Exercise objective:
Transcribe the whole listing without a single picture.

** begin **

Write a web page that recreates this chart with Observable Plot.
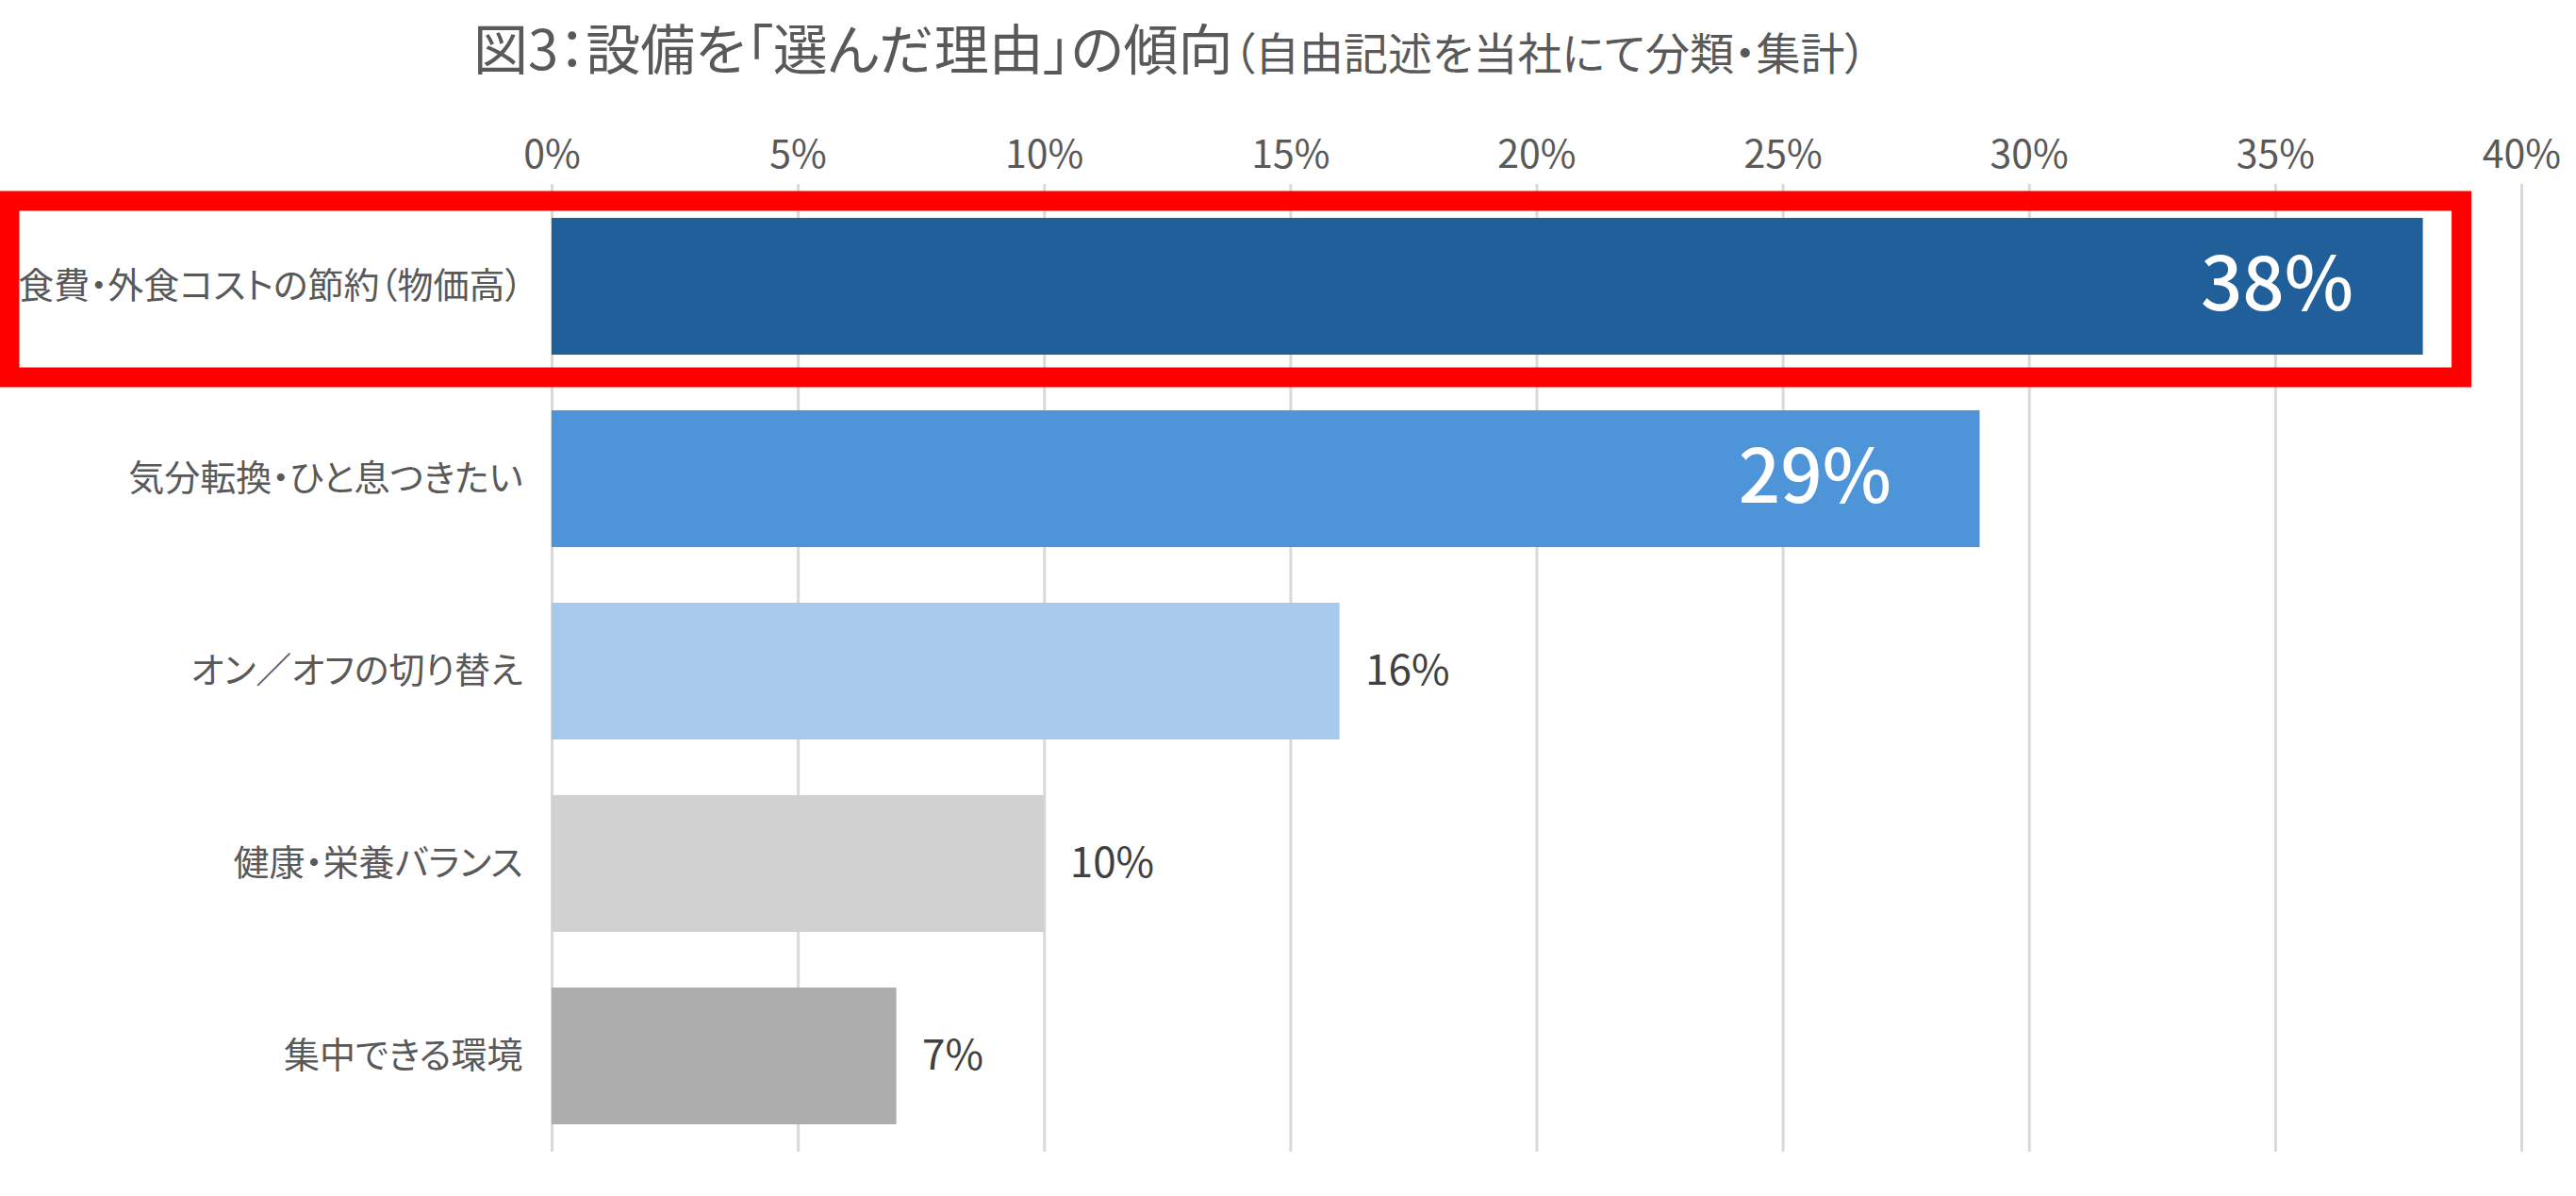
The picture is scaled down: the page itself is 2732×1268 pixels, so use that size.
<!DOCTYPE html>
<html lang="ja">
<head>
<meta charset="utf-8">
<script src="https://cdn.jsdelivr.net/npm/d3@7"></script>
<script src="https://cdn.jsdelivr.net/npm/@observablehq/plot@0.6"></script>
<style>
  html, body { margin: 0; padding: 0; background: #ffffff; }
  #wrap { position: relative; width: 2732px; height: 1268px; overflow: hidden; font-family: "Noto Sans CJK JP", "Noto Sans", sans-serif; }
  #title { position: absolute; left: 502px; top: 20px; white-space: nowrap; color: #595959; font-size: 58px; line-height: 58px; font-feature-settings: "palt"; }
  #title .sub { font-size: 47px; }
  #chart { position: absolute; left: 0; top: 0; }
  #chart svg [aria-label="y-axis tick label"] text { font-feature-settings: "palt"; }
</style>
</head>
<body>
<div id="wrap">
  <div id="title">図3：設備を「選んだ理由」の傾向<span class="sub">（自由記述を当社にて分類・集計）</span></div>
  <div id="chart"></div>
</div>
<script>
const categories = [
  "食費・外食コストの節約（物価高）",
  "気分転換・ひと息つきたい",
  "オン／オフの切り替え",
  "健康・栄養バランス",
  "集中できる環境"
];
const values = [38, 29, 16, 10, 7];
const barColors = ["#215F9A", "#4E94D8", "#A6C9EC", "#D1D1D1", "#ADADAD"];
const xTicks = [0, 5, 10, 15, 20, 25, 30, 35, 40];
const highlighted = ["食費・外食コストの節約（物価高）"];

const data = categories.map((c, i) => ({category: c, value: values[i]}));
const insideLabels = data.filter(d => d.value >= 20);
const outsideLabels = data.filter(d => d.value < 20);

const font = "Noto Sans CJK JP, Noto Sans, sans-serif";

const chart = Plot.plot({
  width: 2732,
  height: 1268,
  marginLeft: 585,
  marginRight: 58,
  marginTop: 195,
  marginBottom: 47,
  style: {fontFamily: font, background: "transparent"},
  x: {domain: [0, 40], ticks: xTicks},
  y: {domain: categories, range: [171, 1252], padding: 0.29, label: null},
  color: {domain: categories, range: barColors},
  marks: [
    Plot.gridX(xTicks, {stroke: "#D9D9D9", strokeOpacity: 1, strokeWidth: 3}),
    Plot.barX(data, {x: "value", y: "category", fill: "category"}),
    Plot.axisX(xTicks, {anchor: "top", tickSize: 0, tickPadding: 18, tickFormat: d => d + "%", fontSize: 41, fill: "#595959", label: null}),
    Plot.axisY({tickSize: 0, tickPadding: 31, fontSize: 38, fill: "#595959", label: null}),
    Plot.text(insideLabels.slice(0, 1), {x: "value", y: "category", text: d => d.value + "%", textAnchor: "end", dx: -74, fill: "#ffffff", fontSize: 78, fontWeight: 500}),
    Plot.text(insideLabels.slice(1), {x: "value", y: "category", text: d => d.value + "%", textAnchor: "end", dx: -94, fill: "#ffffff", fontSize: 78, fontWeight: 500}),
    Plot.text(outsideLabels, {x: "value", y: "category", text: d => d.value + "%", textAnchor: "start", dx: 27, fill: "#404040", fontSize: 44}),
    Plot.barX(data.filter(d => highlighted.includes(d.category)), {
      x1: 0, x2: "value", y: "category", fill: "none", stroke: "#FF0000", strokeWidth: 21,
      insetLeft: -575, insetRight: -41, insetTop: -18, insetBottom: -24
    })
  ]
});
document.getElementById("chart").appendChild(chart);
</script>
</body>
</html>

** end **

Solution to this task:
Write a web page that recreates this chart with Observable Plot.
The picture is scaled down: the page itself is 2732×1268 pixels, so use that size.
<!DOCTYPE html>
<html lang="ja">
<head>
<meta charset="utf-8">
<script src="https://cdn.jsdelivr.net/npm/d3@7"></script>
<script src="https://cdn.jsdelivr.net/npm/@observablehq/plot@0.6"></script>
<style>
  html, body { margin: 0; padding: 0; background: #ffffff; }
  #wrap { position: relative; width: 2732px; height: 1268px; overflow: hidden; font-family: "Noto Sans CJK JP", "Noto Sans", sans-serif; }
  #title { position: absolute; left: 502px; top: 20px; white-space: nowrap; color: #595959; font-size: 58px; line-height: 58px; font-feature-settings: "palt"; }
  #title .sub { font-size: 47px; }
  #chart { position: absolute; left: 0; top: 0; }
  #chart svg [aria-label="y-axis tick label"] text { font-feature-settings: "palt"; }
</style>
</head>
<body>
<div id="wrap">
  <div id="title">図3：設備を「選んだ理由」の傾向<span class="sub">（自由記述を当社にて分類・集計）</span></div>
  <div id="chart"></div>
</div>
<script>
const categories = [
  "食費・外食コストの節約（物価高）",
  "気分転換・ひと息つきたい",
  "オン／オフの切り替え",
  "健康・栄養バランス",
  "集中できる環境"
];
const values = [38, 29, 16, 10, 7];
const barColors = ["#215F9A", "#4E94D8", "#A6C9EC", "#D1D1D1", "#ADADAD"];
const xTicks = [0, 5, 10, 15, 20, 25, 30, 35, 40];
const highlighted = ["食費・外食コストの節約（物価高）"];

const data = categories.map((c, i) => ({category: c, value: values[i]}));
const insideLabels = data.filter(d => d.value >= 20);
const outsideLabels = data.filter(d => d.value < 20);

const font = "Noto Sans CJK JP, Noto Sans, sans-serif";

const chart = Plot.plot({
  width: 2732,
  height: 1268,
  marginLeft: 585,
  marginRight: 58,
  marginTop: 195,
  marginBottom: 47,
  style: {fontFamily: font, background: "transparent"},
  x: {domain: [0, 40], ticks: xTicks},
  y: {domain: categories, range: [171, 1252], padding: 0.29, label: null},
  color: {domain: categories, range: barColors},
  marks: [
    Plot.gridX(xTicks, {stroke: "#D9D9D9", strokeOpacity: 1, strokeWidth: 3}),
    Plot.barX(data, {x: "value", y: "category", fill: "category"}),
    Plot.axisX(xTicks, {anchor: "top", tickSize: 0, tickPadding: 18, tickFormat: d => d + "%", fontSize: 41, fill: "#595959", label: null}),
    Plot.axisY({tickSize: 0, tickPadding: 31, fontSize: 38, fill: "#595959", label: null}),
    Plot.text(insideLabels.slice(0, 1), {x: "value", y: "category", text: d => d.value + "%", textAnchor: "end", dx: -74, fill: "#ffffff", fontSize: 78, fontWeight: 500}),
    Plot.text(insideLabels.slice(1), {x: "value", y: "category", text: d => d.value + "%", textAnchor: "end", dx: -94, fill: "#ffffff", fontSize: 78, fontWeight: 500}),
    Plot.text(outsideLabels, {x: "value", y: "category", text: d => d.value + "%", textAnchor: "start", dx: 27, fill: "#404040", fontSize: 44}),
    Plot.barX(data.filter(d => highlighted.includes(d.category)), {
      x1: 0, x2: "value", y: "category", fill: "none", stroke: "#FF0000", strokeWidth: 21,
      insetLeft: -575, insetRight: -41, insetTop: -18, insetBottom: -24
    })
  ]
});
document.getElementById("chart").appendChild(chart);
</script>
</body>
</html>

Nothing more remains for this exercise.